Work required -
Reproduce exactly the lines starting at the line that contains "Convert this chart to matplotlib code." and ending at the line that contains "plt.rcParams['mathtext.default'] = 'regular'". Omit pictures.

Data in this exercise -

━━━━━━━━━━━━━━━━━━━━

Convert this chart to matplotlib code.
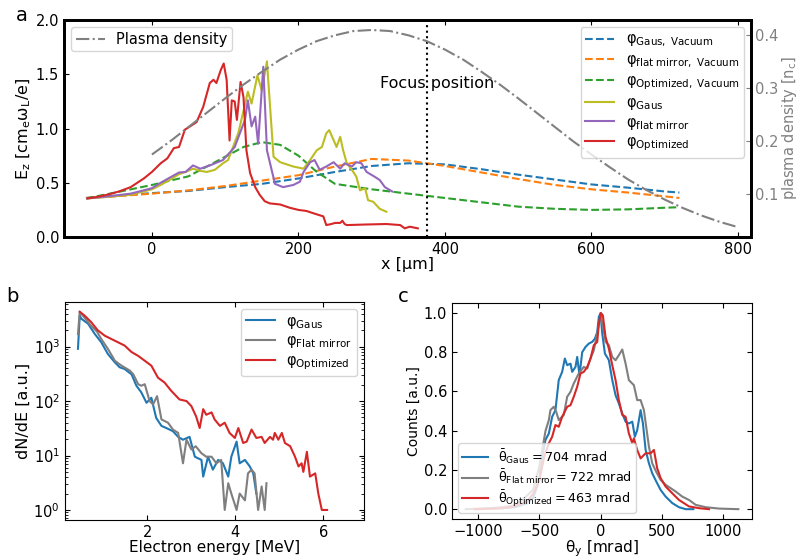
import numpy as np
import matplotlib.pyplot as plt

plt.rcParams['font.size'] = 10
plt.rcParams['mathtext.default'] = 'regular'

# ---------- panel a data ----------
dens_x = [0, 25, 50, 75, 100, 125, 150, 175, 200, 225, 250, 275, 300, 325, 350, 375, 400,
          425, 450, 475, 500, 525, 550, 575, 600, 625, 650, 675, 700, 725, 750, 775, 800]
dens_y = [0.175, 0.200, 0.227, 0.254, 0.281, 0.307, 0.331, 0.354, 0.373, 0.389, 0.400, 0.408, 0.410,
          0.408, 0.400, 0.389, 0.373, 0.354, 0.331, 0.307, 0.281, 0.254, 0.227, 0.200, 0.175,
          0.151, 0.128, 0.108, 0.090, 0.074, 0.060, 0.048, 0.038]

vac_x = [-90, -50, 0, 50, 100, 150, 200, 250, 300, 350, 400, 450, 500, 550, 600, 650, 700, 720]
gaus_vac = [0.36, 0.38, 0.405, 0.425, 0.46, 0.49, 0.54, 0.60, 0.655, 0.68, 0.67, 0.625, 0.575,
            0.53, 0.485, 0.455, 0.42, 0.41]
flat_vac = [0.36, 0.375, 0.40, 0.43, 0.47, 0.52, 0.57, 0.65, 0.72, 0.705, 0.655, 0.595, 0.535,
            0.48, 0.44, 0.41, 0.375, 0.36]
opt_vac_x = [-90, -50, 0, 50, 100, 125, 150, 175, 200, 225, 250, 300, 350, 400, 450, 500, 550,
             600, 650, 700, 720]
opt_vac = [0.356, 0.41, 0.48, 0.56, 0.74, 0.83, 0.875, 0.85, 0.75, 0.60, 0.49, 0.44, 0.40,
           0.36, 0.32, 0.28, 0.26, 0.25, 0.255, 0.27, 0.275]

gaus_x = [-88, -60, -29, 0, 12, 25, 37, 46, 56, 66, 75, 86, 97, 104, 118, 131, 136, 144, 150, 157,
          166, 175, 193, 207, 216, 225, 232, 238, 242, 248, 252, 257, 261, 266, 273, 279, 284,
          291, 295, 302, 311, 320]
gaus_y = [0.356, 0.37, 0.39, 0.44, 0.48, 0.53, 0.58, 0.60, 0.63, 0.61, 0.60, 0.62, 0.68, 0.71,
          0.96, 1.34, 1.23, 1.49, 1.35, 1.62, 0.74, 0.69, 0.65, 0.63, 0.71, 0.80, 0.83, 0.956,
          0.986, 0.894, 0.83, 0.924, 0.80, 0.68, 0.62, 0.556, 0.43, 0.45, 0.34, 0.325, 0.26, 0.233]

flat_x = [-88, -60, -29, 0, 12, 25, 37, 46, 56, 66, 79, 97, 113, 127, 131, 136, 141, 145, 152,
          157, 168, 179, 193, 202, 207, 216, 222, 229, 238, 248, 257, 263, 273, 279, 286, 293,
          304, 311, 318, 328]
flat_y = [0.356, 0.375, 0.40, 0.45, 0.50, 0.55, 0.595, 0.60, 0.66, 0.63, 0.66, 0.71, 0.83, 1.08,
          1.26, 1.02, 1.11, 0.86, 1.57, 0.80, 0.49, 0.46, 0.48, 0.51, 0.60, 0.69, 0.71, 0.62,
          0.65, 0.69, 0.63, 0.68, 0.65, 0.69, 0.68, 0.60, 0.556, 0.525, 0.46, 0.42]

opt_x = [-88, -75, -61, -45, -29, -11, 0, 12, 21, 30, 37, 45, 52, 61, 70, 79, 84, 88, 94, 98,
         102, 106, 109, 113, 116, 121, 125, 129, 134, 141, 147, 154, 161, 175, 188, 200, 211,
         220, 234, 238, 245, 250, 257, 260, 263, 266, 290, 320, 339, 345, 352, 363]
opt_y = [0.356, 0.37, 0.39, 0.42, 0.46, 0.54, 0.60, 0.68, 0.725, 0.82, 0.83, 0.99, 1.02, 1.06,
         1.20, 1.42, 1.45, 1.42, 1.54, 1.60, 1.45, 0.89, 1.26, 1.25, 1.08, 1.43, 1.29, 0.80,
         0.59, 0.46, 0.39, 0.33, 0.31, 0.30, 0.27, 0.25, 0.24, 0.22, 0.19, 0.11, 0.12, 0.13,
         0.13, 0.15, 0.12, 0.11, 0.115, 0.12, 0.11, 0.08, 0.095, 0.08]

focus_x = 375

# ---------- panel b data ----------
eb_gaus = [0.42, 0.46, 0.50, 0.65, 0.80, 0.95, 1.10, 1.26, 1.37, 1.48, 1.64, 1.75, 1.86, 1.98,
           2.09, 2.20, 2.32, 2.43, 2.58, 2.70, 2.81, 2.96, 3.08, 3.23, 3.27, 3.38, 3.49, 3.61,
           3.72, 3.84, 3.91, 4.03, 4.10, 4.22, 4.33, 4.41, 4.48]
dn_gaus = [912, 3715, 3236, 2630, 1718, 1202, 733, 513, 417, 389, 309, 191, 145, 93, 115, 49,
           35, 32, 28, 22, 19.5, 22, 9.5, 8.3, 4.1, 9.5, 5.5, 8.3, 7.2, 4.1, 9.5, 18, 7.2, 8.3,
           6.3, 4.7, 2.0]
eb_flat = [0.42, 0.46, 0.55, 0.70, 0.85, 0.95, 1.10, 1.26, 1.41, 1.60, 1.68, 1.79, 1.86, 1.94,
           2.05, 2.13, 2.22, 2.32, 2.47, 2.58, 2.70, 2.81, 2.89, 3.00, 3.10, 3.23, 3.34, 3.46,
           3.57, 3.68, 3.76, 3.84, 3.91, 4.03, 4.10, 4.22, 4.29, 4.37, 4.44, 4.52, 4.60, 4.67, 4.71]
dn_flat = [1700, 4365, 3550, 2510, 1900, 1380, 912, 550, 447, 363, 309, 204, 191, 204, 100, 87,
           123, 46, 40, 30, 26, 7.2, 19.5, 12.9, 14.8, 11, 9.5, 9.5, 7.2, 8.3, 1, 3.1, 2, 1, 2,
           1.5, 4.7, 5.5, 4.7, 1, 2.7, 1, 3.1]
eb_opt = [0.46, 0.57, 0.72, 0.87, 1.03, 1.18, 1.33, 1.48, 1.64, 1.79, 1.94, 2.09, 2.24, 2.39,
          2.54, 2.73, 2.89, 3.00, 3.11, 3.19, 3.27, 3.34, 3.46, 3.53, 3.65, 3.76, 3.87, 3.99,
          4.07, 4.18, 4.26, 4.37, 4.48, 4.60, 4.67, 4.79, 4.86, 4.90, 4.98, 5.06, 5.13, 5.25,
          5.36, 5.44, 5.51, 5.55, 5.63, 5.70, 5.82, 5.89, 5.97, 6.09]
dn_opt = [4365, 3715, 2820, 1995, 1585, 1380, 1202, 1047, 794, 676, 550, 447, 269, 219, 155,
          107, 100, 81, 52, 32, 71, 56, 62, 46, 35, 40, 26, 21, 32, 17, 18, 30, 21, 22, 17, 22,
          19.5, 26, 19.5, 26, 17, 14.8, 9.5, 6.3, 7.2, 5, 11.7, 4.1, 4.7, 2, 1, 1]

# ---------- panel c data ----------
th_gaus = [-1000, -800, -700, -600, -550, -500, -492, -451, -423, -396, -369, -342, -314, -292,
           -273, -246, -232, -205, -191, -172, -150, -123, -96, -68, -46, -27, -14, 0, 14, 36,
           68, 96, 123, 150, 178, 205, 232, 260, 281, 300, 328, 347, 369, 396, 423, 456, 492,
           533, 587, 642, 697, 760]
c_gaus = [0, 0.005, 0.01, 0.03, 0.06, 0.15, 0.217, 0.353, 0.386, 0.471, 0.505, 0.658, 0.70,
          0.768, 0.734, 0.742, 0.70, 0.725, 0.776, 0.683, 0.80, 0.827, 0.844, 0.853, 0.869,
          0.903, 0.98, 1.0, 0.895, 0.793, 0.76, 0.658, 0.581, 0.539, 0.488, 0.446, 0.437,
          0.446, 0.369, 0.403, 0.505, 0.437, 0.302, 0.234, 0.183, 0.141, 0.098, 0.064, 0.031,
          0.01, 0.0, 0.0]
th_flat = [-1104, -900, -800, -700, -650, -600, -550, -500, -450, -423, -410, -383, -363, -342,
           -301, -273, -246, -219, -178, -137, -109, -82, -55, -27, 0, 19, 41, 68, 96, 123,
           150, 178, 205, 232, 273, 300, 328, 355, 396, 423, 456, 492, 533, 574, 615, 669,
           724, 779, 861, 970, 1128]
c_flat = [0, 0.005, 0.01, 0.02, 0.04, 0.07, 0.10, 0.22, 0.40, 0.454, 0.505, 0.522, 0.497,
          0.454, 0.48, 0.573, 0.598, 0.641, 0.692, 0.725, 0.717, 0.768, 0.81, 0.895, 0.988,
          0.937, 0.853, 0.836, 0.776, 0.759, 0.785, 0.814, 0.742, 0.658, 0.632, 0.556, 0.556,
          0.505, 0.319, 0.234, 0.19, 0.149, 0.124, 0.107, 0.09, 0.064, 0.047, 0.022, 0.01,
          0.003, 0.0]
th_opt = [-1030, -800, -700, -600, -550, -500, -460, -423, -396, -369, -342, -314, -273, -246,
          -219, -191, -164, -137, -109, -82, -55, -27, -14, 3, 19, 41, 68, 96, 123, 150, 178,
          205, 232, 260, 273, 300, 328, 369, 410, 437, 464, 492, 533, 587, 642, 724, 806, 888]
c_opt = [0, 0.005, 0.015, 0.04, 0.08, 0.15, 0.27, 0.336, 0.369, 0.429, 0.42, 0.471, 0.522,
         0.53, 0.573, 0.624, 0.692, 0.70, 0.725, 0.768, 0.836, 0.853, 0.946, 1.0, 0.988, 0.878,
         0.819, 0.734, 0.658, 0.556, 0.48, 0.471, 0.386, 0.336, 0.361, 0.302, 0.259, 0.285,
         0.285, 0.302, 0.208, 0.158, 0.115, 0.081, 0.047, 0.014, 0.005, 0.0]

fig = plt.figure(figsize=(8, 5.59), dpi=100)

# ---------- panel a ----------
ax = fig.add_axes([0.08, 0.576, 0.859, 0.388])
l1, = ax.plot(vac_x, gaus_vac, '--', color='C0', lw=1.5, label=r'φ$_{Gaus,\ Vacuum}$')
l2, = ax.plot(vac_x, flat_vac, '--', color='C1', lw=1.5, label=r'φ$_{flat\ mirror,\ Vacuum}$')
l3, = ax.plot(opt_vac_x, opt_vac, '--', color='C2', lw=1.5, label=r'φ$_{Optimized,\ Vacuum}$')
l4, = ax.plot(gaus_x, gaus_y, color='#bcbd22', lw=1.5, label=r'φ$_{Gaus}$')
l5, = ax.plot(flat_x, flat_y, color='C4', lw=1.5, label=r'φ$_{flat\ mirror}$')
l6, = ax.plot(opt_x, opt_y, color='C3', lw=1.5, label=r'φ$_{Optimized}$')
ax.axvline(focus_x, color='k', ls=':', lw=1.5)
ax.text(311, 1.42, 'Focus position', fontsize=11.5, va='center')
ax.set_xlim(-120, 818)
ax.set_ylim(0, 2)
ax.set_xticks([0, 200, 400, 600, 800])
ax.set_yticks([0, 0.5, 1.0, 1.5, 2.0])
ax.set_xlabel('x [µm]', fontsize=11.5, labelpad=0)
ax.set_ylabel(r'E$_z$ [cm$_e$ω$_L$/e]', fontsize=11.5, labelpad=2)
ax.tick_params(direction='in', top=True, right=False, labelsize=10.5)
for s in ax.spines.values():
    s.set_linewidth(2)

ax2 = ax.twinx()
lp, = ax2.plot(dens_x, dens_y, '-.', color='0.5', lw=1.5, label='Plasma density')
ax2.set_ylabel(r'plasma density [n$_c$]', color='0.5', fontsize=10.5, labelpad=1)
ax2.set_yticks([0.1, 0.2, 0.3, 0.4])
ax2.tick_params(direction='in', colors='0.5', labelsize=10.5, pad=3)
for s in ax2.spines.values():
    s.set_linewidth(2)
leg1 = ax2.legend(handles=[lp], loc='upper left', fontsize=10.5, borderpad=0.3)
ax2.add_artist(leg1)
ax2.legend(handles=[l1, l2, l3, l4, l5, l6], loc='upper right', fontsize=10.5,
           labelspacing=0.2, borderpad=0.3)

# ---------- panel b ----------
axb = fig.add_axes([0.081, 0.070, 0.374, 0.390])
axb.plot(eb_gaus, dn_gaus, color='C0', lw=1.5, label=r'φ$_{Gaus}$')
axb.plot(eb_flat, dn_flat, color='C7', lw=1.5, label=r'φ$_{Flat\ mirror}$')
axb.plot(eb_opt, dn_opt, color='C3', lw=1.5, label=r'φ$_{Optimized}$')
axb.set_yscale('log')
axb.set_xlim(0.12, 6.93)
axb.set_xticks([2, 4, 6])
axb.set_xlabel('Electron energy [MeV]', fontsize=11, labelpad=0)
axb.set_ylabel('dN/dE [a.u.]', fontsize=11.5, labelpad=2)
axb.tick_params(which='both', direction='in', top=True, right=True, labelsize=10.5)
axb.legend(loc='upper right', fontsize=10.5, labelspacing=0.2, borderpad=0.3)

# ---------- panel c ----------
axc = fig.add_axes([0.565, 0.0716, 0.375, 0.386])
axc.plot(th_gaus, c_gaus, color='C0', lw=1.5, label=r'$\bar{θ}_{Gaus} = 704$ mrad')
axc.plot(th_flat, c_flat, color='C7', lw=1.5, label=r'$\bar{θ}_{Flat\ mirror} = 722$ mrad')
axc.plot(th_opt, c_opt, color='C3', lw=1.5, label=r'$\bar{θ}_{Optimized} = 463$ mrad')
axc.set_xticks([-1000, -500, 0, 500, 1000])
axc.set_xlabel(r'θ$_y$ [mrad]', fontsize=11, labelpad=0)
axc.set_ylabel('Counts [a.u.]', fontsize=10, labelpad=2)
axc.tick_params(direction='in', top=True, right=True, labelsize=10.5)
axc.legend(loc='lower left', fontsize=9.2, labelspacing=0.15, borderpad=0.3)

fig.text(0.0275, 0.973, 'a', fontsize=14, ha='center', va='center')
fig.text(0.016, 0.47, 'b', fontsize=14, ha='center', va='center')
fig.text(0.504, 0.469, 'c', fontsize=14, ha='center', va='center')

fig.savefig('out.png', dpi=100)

━━━━━━━━━━━━━━━━━━━━

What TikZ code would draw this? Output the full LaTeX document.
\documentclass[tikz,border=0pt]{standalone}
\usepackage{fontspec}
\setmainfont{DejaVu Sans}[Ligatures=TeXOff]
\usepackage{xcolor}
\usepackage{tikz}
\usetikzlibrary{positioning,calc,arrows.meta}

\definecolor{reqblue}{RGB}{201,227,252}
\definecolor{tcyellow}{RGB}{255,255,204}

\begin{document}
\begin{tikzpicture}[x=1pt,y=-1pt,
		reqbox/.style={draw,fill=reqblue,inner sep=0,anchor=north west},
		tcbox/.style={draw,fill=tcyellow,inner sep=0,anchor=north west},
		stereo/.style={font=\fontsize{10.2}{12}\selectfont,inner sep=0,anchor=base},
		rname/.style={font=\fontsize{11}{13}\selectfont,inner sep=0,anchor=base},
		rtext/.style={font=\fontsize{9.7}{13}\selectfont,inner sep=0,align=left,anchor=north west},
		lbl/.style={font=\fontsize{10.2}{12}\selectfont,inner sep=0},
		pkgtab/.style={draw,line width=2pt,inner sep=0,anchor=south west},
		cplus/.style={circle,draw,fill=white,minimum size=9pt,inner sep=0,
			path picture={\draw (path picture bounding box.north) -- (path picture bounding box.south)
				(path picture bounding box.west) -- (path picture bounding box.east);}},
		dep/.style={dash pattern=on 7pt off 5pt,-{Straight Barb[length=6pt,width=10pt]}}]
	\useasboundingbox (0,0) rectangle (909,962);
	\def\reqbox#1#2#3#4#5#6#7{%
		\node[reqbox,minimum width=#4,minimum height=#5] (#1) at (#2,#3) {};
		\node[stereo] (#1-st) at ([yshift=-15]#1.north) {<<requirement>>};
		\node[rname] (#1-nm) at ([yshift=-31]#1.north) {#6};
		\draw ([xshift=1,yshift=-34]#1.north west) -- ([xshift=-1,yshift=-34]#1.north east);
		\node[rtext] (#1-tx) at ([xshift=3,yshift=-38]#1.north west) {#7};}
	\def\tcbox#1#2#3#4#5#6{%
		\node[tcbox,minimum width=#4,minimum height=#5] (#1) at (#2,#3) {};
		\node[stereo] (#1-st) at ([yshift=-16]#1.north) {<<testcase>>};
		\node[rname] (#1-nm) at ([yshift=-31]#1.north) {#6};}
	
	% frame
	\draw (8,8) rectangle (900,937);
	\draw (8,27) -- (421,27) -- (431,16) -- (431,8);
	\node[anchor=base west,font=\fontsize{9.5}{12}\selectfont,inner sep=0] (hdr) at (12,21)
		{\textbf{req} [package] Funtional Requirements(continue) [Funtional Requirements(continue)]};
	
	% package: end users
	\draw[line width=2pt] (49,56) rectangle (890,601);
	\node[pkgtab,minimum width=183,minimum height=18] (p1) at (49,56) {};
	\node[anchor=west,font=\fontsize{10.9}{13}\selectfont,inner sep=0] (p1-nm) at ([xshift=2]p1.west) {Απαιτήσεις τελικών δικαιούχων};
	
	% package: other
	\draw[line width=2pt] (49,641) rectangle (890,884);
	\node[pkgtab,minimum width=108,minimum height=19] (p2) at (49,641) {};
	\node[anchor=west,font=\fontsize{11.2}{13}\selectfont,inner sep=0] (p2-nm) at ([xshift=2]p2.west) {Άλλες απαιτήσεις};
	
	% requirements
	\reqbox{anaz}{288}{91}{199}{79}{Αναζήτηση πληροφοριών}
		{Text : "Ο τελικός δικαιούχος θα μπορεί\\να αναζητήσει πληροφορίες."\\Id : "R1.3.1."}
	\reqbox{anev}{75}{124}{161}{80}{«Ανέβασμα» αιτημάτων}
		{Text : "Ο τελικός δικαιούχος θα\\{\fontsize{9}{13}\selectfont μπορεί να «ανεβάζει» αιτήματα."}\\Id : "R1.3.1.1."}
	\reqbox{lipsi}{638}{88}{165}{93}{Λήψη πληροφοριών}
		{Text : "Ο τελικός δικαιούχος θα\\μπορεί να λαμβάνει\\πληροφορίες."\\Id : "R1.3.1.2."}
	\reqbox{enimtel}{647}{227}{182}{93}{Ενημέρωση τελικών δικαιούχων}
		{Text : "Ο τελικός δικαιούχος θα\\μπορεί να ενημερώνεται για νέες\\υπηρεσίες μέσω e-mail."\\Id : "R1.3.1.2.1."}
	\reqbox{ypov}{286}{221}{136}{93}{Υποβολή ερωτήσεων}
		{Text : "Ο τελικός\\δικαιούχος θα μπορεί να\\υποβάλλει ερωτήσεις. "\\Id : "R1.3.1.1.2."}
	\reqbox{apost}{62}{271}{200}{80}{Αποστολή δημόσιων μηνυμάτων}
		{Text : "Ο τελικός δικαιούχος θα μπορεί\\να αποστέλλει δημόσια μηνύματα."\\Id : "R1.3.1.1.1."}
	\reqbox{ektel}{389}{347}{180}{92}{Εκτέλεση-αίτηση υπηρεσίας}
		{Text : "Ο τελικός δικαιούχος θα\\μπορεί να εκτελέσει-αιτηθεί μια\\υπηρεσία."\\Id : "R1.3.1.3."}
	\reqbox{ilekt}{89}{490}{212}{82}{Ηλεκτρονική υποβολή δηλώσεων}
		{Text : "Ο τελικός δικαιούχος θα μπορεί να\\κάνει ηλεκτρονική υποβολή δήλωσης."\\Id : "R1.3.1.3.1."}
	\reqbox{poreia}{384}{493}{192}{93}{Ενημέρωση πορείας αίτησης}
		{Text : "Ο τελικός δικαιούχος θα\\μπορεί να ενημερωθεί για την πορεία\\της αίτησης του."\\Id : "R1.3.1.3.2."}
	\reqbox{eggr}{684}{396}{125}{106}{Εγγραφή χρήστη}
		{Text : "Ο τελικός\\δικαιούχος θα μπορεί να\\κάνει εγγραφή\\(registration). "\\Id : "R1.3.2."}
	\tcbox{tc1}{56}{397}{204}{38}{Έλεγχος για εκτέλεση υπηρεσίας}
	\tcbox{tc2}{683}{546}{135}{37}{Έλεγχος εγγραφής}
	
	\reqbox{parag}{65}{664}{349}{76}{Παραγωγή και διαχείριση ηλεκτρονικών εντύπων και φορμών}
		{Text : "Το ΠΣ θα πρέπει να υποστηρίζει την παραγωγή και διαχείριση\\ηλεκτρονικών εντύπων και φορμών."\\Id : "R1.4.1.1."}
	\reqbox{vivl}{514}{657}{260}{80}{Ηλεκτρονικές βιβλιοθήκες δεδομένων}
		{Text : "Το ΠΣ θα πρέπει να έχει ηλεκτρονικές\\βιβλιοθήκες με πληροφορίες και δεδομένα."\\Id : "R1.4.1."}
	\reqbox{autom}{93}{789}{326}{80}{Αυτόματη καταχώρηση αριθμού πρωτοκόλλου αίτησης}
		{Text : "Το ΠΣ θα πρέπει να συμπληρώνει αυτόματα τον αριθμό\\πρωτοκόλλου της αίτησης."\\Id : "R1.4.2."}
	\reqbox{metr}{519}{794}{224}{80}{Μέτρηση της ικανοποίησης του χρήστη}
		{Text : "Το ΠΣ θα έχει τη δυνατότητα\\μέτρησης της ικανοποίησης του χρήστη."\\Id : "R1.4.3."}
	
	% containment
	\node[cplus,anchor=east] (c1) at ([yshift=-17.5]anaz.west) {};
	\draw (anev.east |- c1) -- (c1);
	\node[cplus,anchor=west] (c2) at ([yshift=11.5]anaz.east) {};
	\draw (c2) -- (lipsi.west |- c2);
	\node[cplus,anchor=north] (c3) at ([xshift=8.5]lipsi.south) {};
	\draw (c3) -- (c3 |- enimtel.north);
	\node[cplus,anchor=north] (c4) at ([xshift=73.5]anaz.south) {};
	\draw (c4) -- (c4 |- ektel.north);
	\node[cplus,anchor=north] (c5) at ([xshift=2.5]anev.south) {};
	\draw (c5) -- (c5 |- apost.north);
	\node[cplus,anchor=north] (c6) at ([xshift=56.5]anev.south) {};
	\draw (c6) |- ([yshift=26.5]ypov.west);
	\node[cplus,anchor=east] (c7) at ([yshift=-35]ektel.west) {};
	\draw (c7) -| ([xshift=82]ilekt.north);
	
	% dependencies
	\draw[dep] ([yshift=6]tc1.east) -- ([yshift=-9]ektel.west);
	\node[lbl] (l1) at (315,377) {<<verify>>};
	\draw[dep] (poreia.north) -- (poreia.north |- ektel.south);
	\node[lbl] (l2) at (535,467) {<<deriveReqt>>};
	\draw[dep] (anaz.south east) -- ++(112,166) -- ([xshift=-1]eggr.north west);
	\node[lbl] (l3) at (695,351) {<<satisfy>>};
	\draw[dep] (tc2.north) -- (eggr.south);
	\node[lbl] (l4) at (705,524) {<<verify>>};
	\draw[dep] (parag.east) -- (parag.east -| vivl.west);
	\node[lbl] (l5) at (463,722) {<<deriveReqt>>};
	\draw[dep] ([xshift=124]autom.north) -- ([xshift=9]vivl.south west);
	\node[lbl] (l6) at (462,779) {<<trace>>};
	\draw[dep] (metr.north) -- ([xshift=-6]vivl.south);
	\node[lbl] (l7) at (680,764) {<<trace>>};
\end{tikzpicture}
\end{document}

━━━━━━━━━━━━━━━━━━━━

Output below -
Convert this chart to matplotlib code.
import numpy as np
import matplotlib.pyplot as plt

plt.rcParams['font.size'] = 10
plt.rcParams['mathtext.default'] = 'regular'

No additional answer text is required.